Football game provides the centerpiece for Fall Family Weekend

Emma Strgar, Practicum Contributor

This Saturday at 7 p.m., Oregon State University takes on the University of Southern California Trojans for the Fall Family Weekend football game. The game is one of the biggest attractions for many families that are coming to visit OSU this weekend.  

The Oregon State Program Council takes on the job of planning a number of campus-wide events for students and their parents to participate in throughout the weekend, and in their planning the football game takes first priority.

 “The football game is definitely the centerpiece of Fall Family Weekend,” Maddie White, an OSU Program Council advisor responsible for organizing the events, said. 

In their marketing especially, OSUPC sticks to the football theme by including football ornaments on their print and digital marketing, White said. The group will put on several football-themed events throughout the weekend, which include a Saturday morning brunch, a tailgate held in the Student Experience Center Plaza and a viewing party in the Memorial Union Horizon Room. 

One of the most difficult parts of incorporating the football game into the weekend schedule is the variances in prior scheduling, according to Lizz Duhn, the Community Traditions Coordinator at OSUPC. Planning Fall Family Weekend begins at the start of fall term, and the time of the game remains “to be announced” until about 10 days to two weeks before. The unknown timing is due to details that are worked out between college teams and television providers that are covering the game.
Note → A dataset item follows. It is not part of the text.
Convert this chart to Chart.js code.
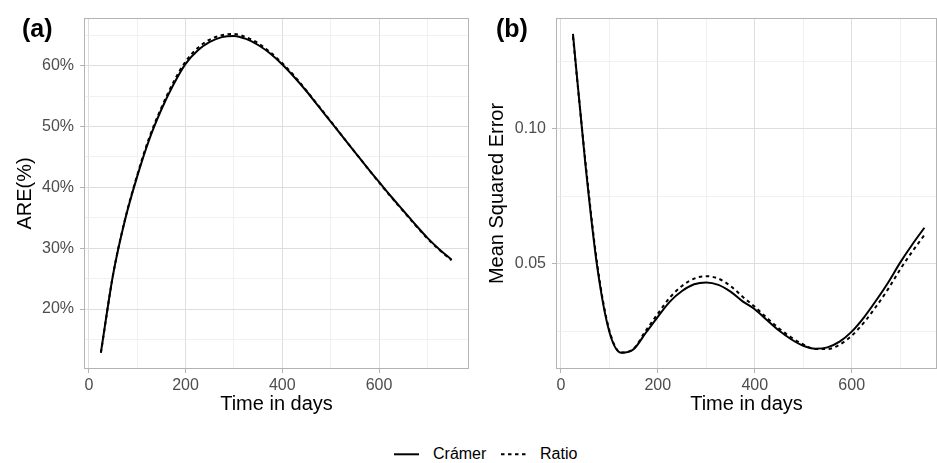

To work with this, the times of the OSUPC football-related events are publicized as “two hours before the game.”

Just to be safe, OSUPC doesn’t plan any non-football events on Saturday. 

“If the game was a later game, we run the risk of competing with it and getting lower attendance,” Duhn said. “We wanted to be able to plan the events knowing everything about it.”

While OSUPC schedules their events around the football game, for the OSU Athletics Department the game functions like every other, said Associate Athletic Director Steve Fenk. 

Reser Stadium sees a minor bump in attendance as students are given the opportunity to purchase two guest tickets, at $90 each, instead of one to bring family members to the game. 

“We are prepared to expand the student section based on need if we get to a point where we need extra seating, but even at that, we are prepared to do that in almost every game,” Fenk said via email.

According to Alexandra Luther, the president of the BeaverDam Executive Board, the Fall Family Weekend football game has a different energy than other football games. 

“There is a different feeling for the Fall Family Football Game versus any other home game for the season,” Luther said in an email. “There is an electricity and unity that can’t be mirrored in any other situation. The ability to share this feeling with family members is an incredible opportunity.” 

The Fall Family Weekend football game has averaged as many as 1,662 more fans than the season average, said Fenk in an email. However, Fenk noted that much of the attendance comes from how the team is doing, who the opponent is and so on. 

“Our students and accompanying parents create a great atmosphere that the rest of the fans, and even the team, inside of Reser Stadium feeds off,” Fenk said in an email.